Brooks is charged with six counts of intentional homicide after he drove his SUV into the parade last month. Just days before, Brooks was released from jail on $1,000 bail after he allegedly used the same vehicle to run over the mother of his child. Brooks has a long rap sheet, including convictions on charges of assault with a deadly weapon, sexual assault, and bail-jumping.
“This is not a singular issue; there are numerous reports from across the country of violent crimes committed by individuals out on pre-trial release after being charged for a felony violent offense,” Johnson wrote. “It is unclear if DOJ currently collects information on crimes committed by individuals on pre-trial release.”
They should be, the Oshkosh Republican noted. Congress provides funding for DOJ to collect and analyze information on crime, including on pre-trial release. Johnson urged DOJ to “publish such information immediately.”
It appears the DOJ’s Bureau of Justice Statistics last issued a report on pre-trial release in 2007. Last year, the bureau announced the creation of the National Pretrial Reporting Program (NPRP) and awarded a grant to the Research Triangle Institute to collect, among other things, information on individuals charged with violent offenses on pre-trial release. The records include the information counties use for pre-trial release decisions, trends of pre-trial release methods, and patterns of missed court appearances and rearrests while on pre-trial release.
“However, to date, neither the NPRP nor BJS has published any such information since this grant award,” Johnson wrote.
Chisholm, a Democrat who has long boasted about his “progressive justice” policies, admitted the bail his office recommended for Brooks was “inappropriately low” and “not consistent with the risk assessment of the defendant prior to setting of bail.” He blamed the mistake on “human error,” claiming the “young” prosecutor who made the recommendation did not have access to key information about Brooks’ criminal record. A quick look at Wisconsin’s online court records database would have given her a pretty good indication, however.
Waukesha-area Republican lawmakers have called on Evers to remove Chisholm from office. Evers, a Democrat who shares Chisholm’s philosophies on progressive justice, has said he can do nothing until a Milwaukee County citizen files a verified complaint. Meanwhile, records show other violent offenders in Milwaukee County who have since gone on to be charged with murder after being out on low bail.
“Recent reports demonstrate similar questionable pre-trial releases of violent offenders into communities.
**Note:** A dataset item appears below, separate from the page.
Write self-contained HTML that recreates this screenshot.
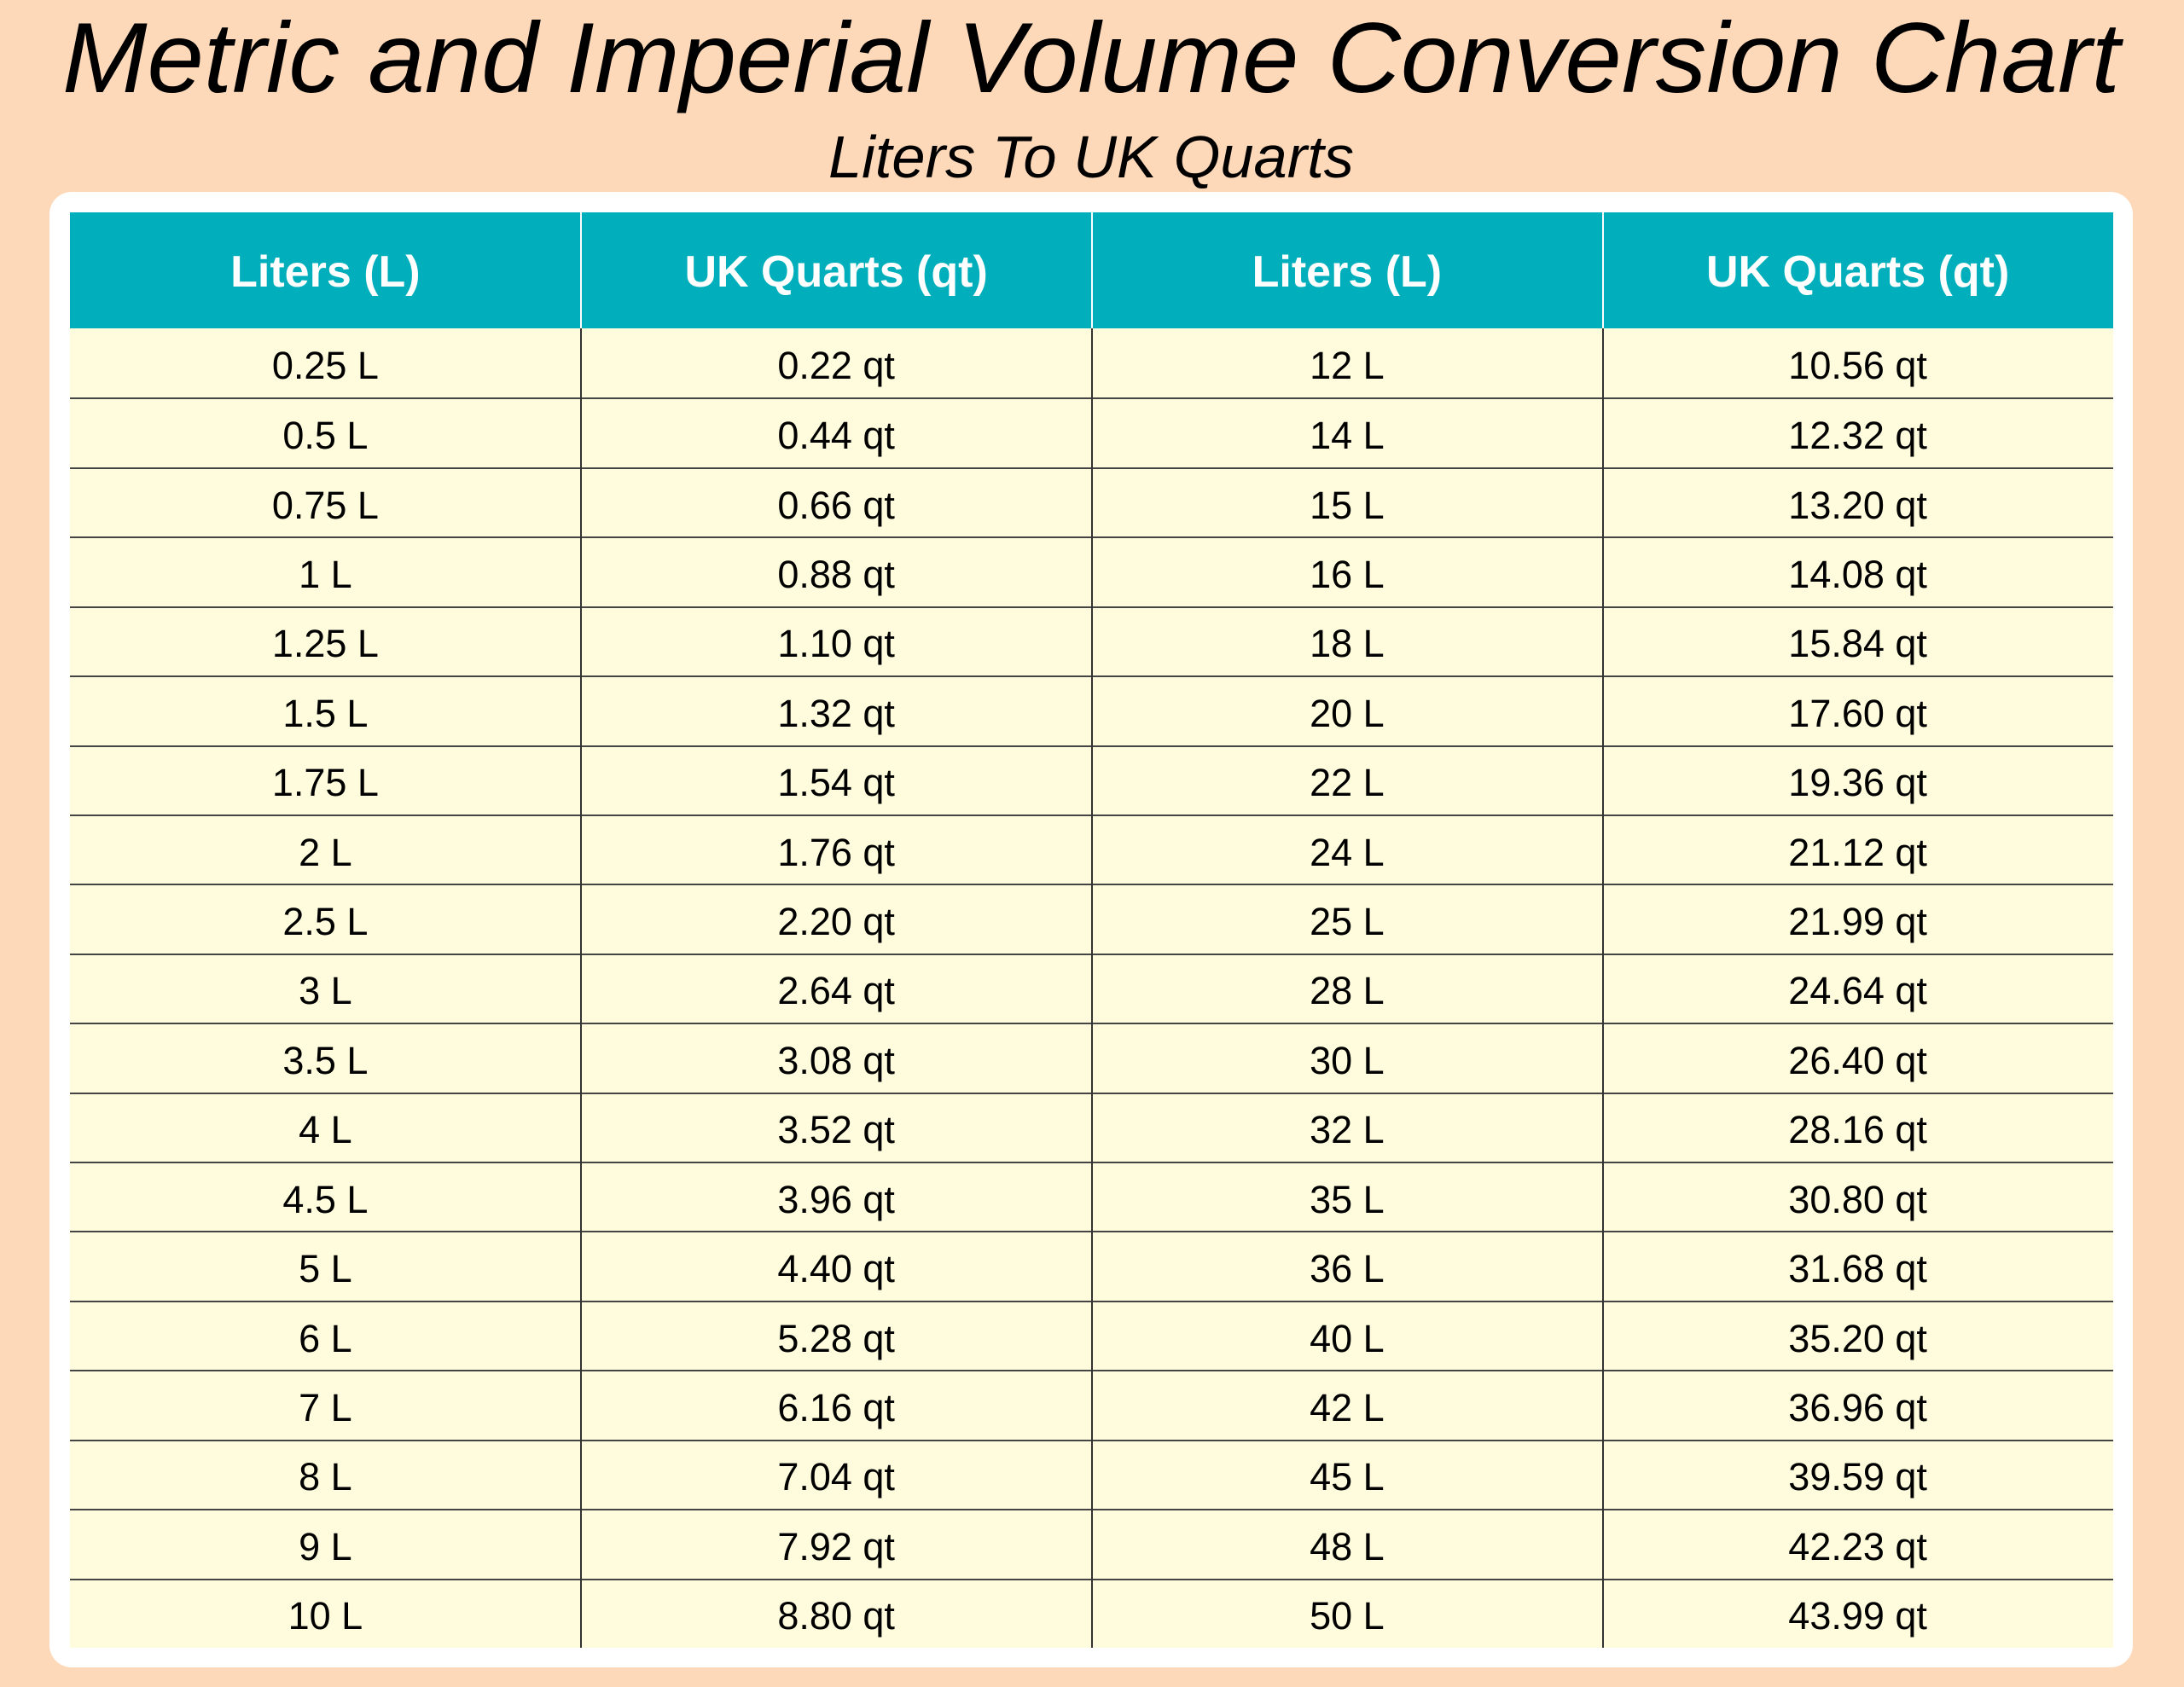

Failure to appear for mandatory court appearances and felony bail jumping increased in recent years in multiple jurisdictions across the country,” Johnson wrote.
“The American public has the right to know how many of these crimes were committed by individuals who were out on the streets after posting meager bail, or none at all,” Johnson wrote, giving Garland two weeks to turn over the information he’s seeking.